While Athens seems for now to have secured an extension to its bailout, the danger of an eventual euro exit still exists, with the risk that Greek banks, facing a run on deposits, will be forced to cut off funding to overseas subsidiaries, Reuters reported.

These subsidiaries are concentrated in Balkan states, where Greek banks’ claims on Bulgaria amount to almost a fifth of the country’s annual gross domestic product (GDP), according to data on cross-border lending from the Bank of International Settlements.

Greek banks’ assets in Albania, Macedonia and Serbia are equivalent to around 18, 16 and 12 percent of GDP respectively, while Bulgaria sends around 7 percent of its exports to Greece.

“You have two elements. First, what effect does a run on deposits within Greece have on deposit holders in other countries in those banks?” said Simon Quijano-Evans, head of emerging markets at Commerzbank.

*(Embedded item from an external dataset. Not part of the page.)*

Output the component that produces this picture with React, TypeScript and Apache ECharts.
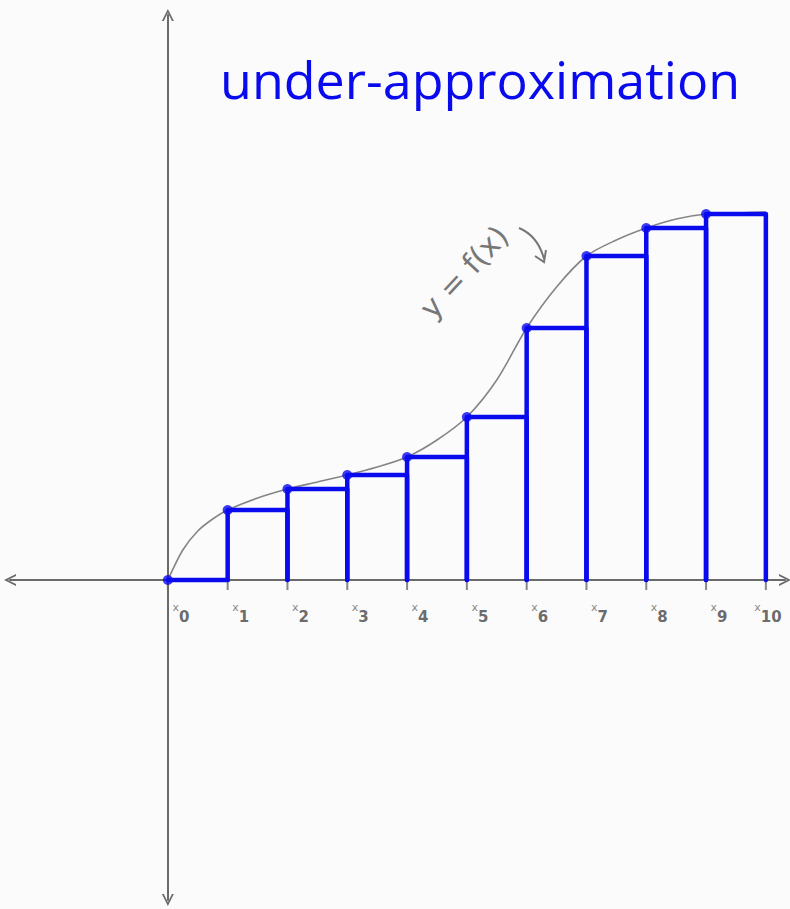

Greek depositors last weekend withdrew 1 billion euros as fears mounted of capital controls should the government fail to reach a deal with creditors.

In Bulgaria, United Bulgarian Bank, Piraeus Bank Bulgaria and Alpha Bank are 100 percent owned by Greek banks while Postbank is 54.2 percent Greek-owned. Four Romanian banks and three Albanian banks are controlled by Greek parents.

“The second effect is the funding from the mother bank - is that still going to be possible or will local authorities have to step in to recapitalise those banks,” Quijano-Evans added.

He advises clients to buy Bulgarian credit default swaps (CDS) and to sell Croatian CDS to insure against the former’s greater links to Greece.

The funding gap - difference between loans and deposits - could be as big as 5 percent of GDP in Bulgaria if Greek banks stop financing their subsidiaries, Bank of America/Merrill Lynch calculates.

But the gap is under 2 percent in Romania and Serbia, BofA said.

On the positive side, links are looser than a few years ago. BofA estimates the funding gap was 8 percent in Bulgaria in 2012 and 6 percent in the other two countries.

Greek bank assets in Bulgaria were close to 30 percent of GDP in 2011 while in Serbia they were almost 20 percent, the BIS data shows.